In October, we met Rebecca Reynolds at an author event she shared with Kent at Albuquerque’s Books on the Bosque. Although we’d just met, she cleverly used Kent’s decision to run away to sea as an example of an individual choosing to make a momentous change in his life. When Iwoke up this morning to begin reading the book, I found the first chapter of Thresholds of Change (Denver: Connolly Fox, 2024, so inspiring I stopped reading and wrote the following:
I am captivated by Reynolds’ use of the metaphor of the chambered nautilus. The nautilus creates new spiraled chambers as it grows, sealing each chamber except for one thread of living connective tissue called the siphuncle. As Reynolds describes it, “A core life-giving line that provides ballast and connects us to all parts of our lives, even those we’ve left behind.”
“The journey is what’s truly important.” Our experiences in life are not “over and done.” They are all connected.
As a pilgrim who sees my life as a journey, I like the concept of a living thread connecting all parts of my life.
I recall Tennyson’s poem “Ulysses.”
“I am a part of all that I have met.” These words mean more at eighty than they did at seventeen when I first read them in Miss Dwyer’s English class. I remember Miss Dwyer not only for what she taught but for her enthusiasm and implied belief in the importance of her subject matter. Through the siphuncle, the presence of Miss Dwyer and many family members, friends, and mentors connect my past and present.
At Miss Dwyer’s urging, we chose the final words of “Ulysses” as our Class of 1962 motto: “To strive, to seek, to find, and not to yield.” (How many of you remember your high school class motto?) This morning, I reread the poem in tears because I, too, now look back “from that sad height” (Dylan Thomas’s “Do not go gentle into that good night”) and reflect on the meaning and purpose of life from the perspective of old age.
Perhaps we live to love, learn, and grow in preparation for whatever comes next.
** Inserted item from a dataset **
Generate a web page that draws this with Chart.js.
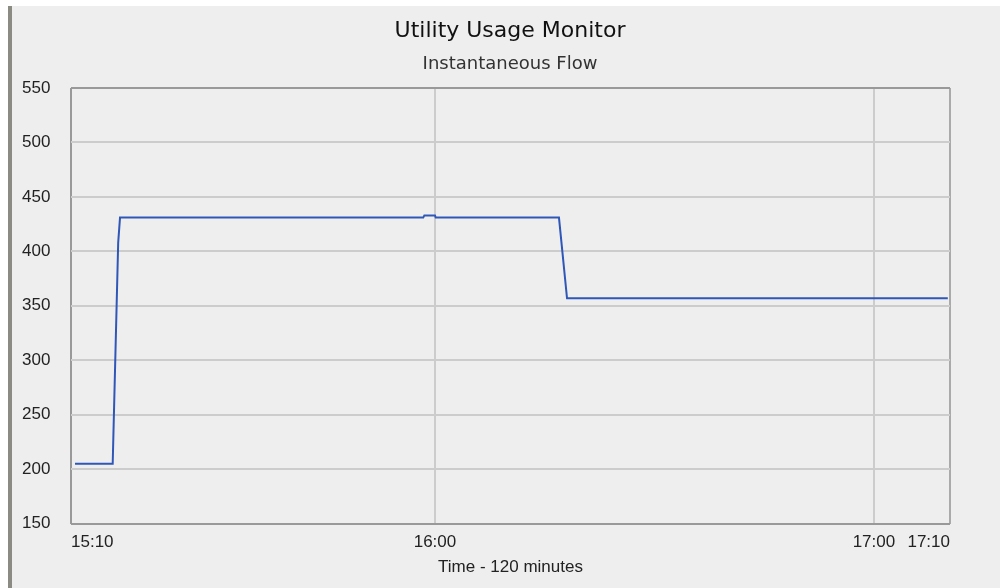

The dear friends I’m losing with increasing frequency remain part of my life forever. Sometimes, like this morning, my memories of them emerge through that life-giving core when they are least expected and most needed.
We have returned to a different America than the one we left. As the chaos and my feelings of foreboding intensify during this week before Christmas, I watch, wait, and pray for light to come as the world turns and the sacred sun returns.
“Yet all experience is an arch wherethro’ Gleams that untravell’d world, whose margin fades For ever and for ever when I move.”
“Come, my friends, ‘Tis not too late to seek a newer world.” – Tennyson, “Ulysses.”
Linnea and Kent at the Acropolis early in the morning
Back in San Francisco, Indonesia seems like a dream. The heat and humidity, the friendly, polite people, the heavy traffic, rice fields, trees, endless temples in Bali, beaches, and the mix of cultures are going to take time to process.
Today is my 80th birthday, but instead of partying it is, perhaps fittingly, a day of transition, a time to face the realities of old age, to be grateful for each day, and, for now, figure out how to finish this sentence before i fall asleep.